Otra lectura crítica de la focalización es que a pesar de reconocer la supuesta transitoriedad de los programas compensatorios en el sector educativo, de hecho ha sido la estrategia gubernamental mexicana a lo largo de más de dos décadas y no se vislumbra que decline en el corto plazo, como lo apuntó el programa educativo calderonista (SEP, 2007). Tales programas han funcionado más para administrar recursos mínimos por parte del Estado, esto es, se han convertido en herramientas técnicas para administrar la pobreza, que es cada vez más generalizada (Arzate, 2011). Con ello el término “focalización” deja de tener sentido, pues según datos del CONEVAL (2011), en 2008, cerca de 45 por ciento de la población mexicana vivía en “pobreza multidimensional” (a secas); es decir, había 47.2 millones de personas con carencias en al menos uno de los siguientes rubros: educación, salud, seguridad social, calidad de la vivienda, servicios básicos en la vivienda y alimentación (carencias sociales), y un ingreso inferior a la línea de bienestar económico. Por esta sola razón resulta cuestionable la estrategia focalizadora; además, sus críticos han insistido en los elevados “costos de transacción”, así como los altos costos sociales de sus “errores de exclusión” (Boltvinik, 2010).
La abyección, dice Popkewitz, “es el aislamiento y la exclusión de cualidades particulares de las personas fuera de los espacios de inclusión.

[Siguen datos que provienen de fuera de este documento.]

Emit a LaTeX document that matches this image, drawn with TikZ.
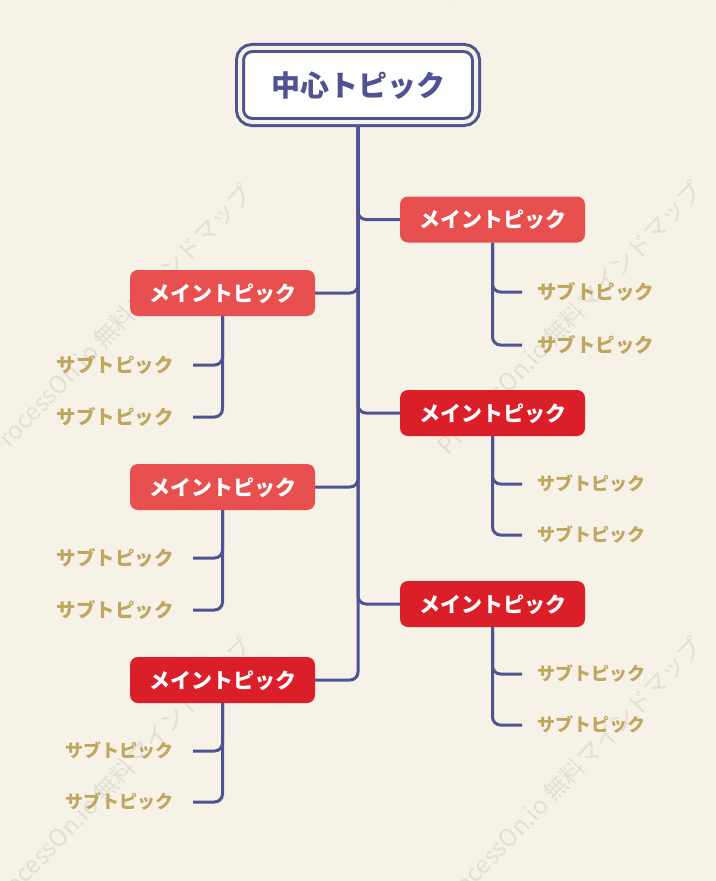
\documentclass[tikz,border=0pt]{standalone}
\usepackage{fontspec}
\setmainfont{Noto Sans CJK JP}
\usetikzlibrary{backgrounds}
\definecolor{bg}{HTML}{F6F2E7}
\definecolor{ln}{HTML}{4F5394}
\definecolor{redA}{HTML}{E85050}
\definecolor{redB}{HTML}{DA1F28}
\definecolor{subc}{HTML}{BFA760}
\definecolor{wm}{HTML}{E3DFD5}
\begin{document}
\begin{tikzpicture}[x=0.75pt,y=-0.75pt,
  conn/.style={draw=ln, line width=2.25pt, rounded corners=6pt},
  centerbox/.style={draw=ln, line width=2.25pt, double=bg, double distance=3pt, fill=white,
    rounded corners=9pt, minimum width=177pt, minimum height=55.5pt, inner sep=0pt, outer sep=0pt,
    text=ln, font=\bfseries\fontsize{21.75pt}{22pt}\selectfont, text height=19.1pt, text depth=2.6pt},
  mainbox/.style={rounded corners=6pt, minimum width=138.75pt, minimum height=34.5pt, inner sep=0pt,
    outer sep=0pt, text=white, font=\bfseries\fontsize{15.75pt}{16pt}\selectfont,
    text height=13.9pt, text depth=1.9pt},
  mainA/.style={mainbox, fill=redA},
  mainB/.style={mainbox, fill=redB},
  subtxt/.style={inner sep=0pt, text=subc, font=\bfseries\fontsize{14.6pt}{15pt}\selectfont,
    text height=12.85pt, text depth=1.75pt},
  subsmall/.style={inner sep=0pt, text=subc, font=\bfseries\fontsize{13.5pt}{14pt}\selectfont,
    text height=11.9pt, text depth=1.6pt},
  wmark/.style={rotate=46, text=wm, font=\fontsize{18pt}{18pt}\selectfont, inner sep=0pt}
]
\useasboundingbox (0,0) rectangle (716,881);

% nodes
\node[centerbox] (C) at (358,85) {中心トピック};
\node[mainA] (R1) at (492.5,219.5) {メイントピック};
\node[mainB] (R2) at (492.5,413) {メイントピック};
\node[mainB] (R3) at (492.5,604) {メイントピック};
\node[mainA] (L1) at (222.5,293) {メイントピック};
\node[mainA] (L2) at (222.5,487) {メイントピック};
\node[mainB] (L3) at (222.5,680) {メイントピック};

% subtopic line ends
\coordinate (r1a) at (522,292);
\coordinate (r1b) at (522,345);
\coordinate (r2a) at (522,484);
\coordinate (r2b) at (522,535);
\coordinate (r3a) at (522,674);
\coordinate (r3b) at (522,725);
\coordinate (l1a) at (193,365);
\coordinate (l1b) at (193,417);
\coordinate (l2a) at (193,558);
\coordinate (l2b) at (193,610);
\coordinate (l3a) at (193,751);
\coordinate (l3b) at (193,802);

% subtopic texts
\node[subtxt, anchor=west] (tr1a) at (537,292) {サブトピック};
\node[subtxt, anchor=west] (tr1b) at (537,345) {サブトピック};
\node[subsmall, anchor=west] (tr2a) at (537,484) {サブトピック};
\node[subsmall, anchor=west] (tr2b) at (537,535) {サブトピック};
\node[subsmall, anchor=west] (tr3a) at (537,674) {サブトピック};
\node[subsmall, anchor=west] (tr3b) at (537,725) {サブトピック};
\node[subtxt, anchor=east] (tl1a) at (174,365) {サブトピック};
\node[subtxt, anchor=east] (tl1b) at (174,417) {サブトピック};
\node[subtxt, anchor=east] (tl2a) at (174,558) {サブトピック};
\node[subtxt, anchor=east] (tl2b) at (174,610) {サブトピック};
\node[subsmall, anchor=east] (tl3a) at (174,751) {サブトピック};
\node[subsmall, anchor=east] (tl3b) at (174,802) {サブトピック};

\begin{scope}[on background layer]
  \fill[bg] (0,0) rectangle (716,881);
  \begin{scope}
    \clip (0,0) rectangle (716,881);
    \node[wmark] (w1) at (120,321) {ProcessOn.io 無料マインドマップ};
    \node[wmark] (w2) at (570,318) {ProcessOn.io 無料マインドマップ};
    \node[wmark] (w3) at (120,774) {ProcessOn.io 無料マインドマップ};
    \node[wmark] (w4) at (570,774) {ProcessOn.io 無料マインドマップ};
    \node[wmark] (w5) at (570,-135) {ProcessOn.io 無料マインドマップ};
  \end{scope}
  % trunk and branches
  \draw[conn] (C.south) |- (L3.east);
  \draw[conn] (C.south) |- (R1.west);
  \draw[conn] (C.south) |- (L1.east);
  \draw[conn] (C.south) |- (R2.west);
  \draw[conn] (C.south) |- (L2.east);
  \draw[conn] (C.south) |- (R3.west);
  % sub branches
  \draw[conn] (R1.south) |- (r1a);
  \draw[conn] (R1.south) |- (r1b);
  \draw[conn] (R2.south) |- (r2a);
  \draw[conn] (R2.south) |- (r2b);
  \draw[conn] (R3.south) |- (r3a);
  \draw[conn] (R3.south) |- (r3b);
  \draw[conn] (L1.south) |- (l1a);
  \draw[conn] (L1.south) |- (l1b);
  \draw[conn] (L2.south) |- (l2a);
  \draw[conn] (L2.south) |- (l2b);
  \draw[conn] (L3.south) |- (l3a);
  \draw[conn] (L3.south) |- (l3b);
\end{scope}
\end{tikzpicture}
\end{document}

El proceso de abyección subyace en el reconocimiento que se le otorga a grupos excluidos para su inserción. No obstante, dicho reconocimiento diferencia y circunscribe, de manera radical, otro aspecto que es tanto deleznable como fundamentalmente diferenciado del todo” (2009: 20-21). Pone como ejemplo la categoría de inmigrante, la cual funciona para decir que no es “parte de”, pero es aceptable para su inclusión en ciertas actividades de poco prestigio.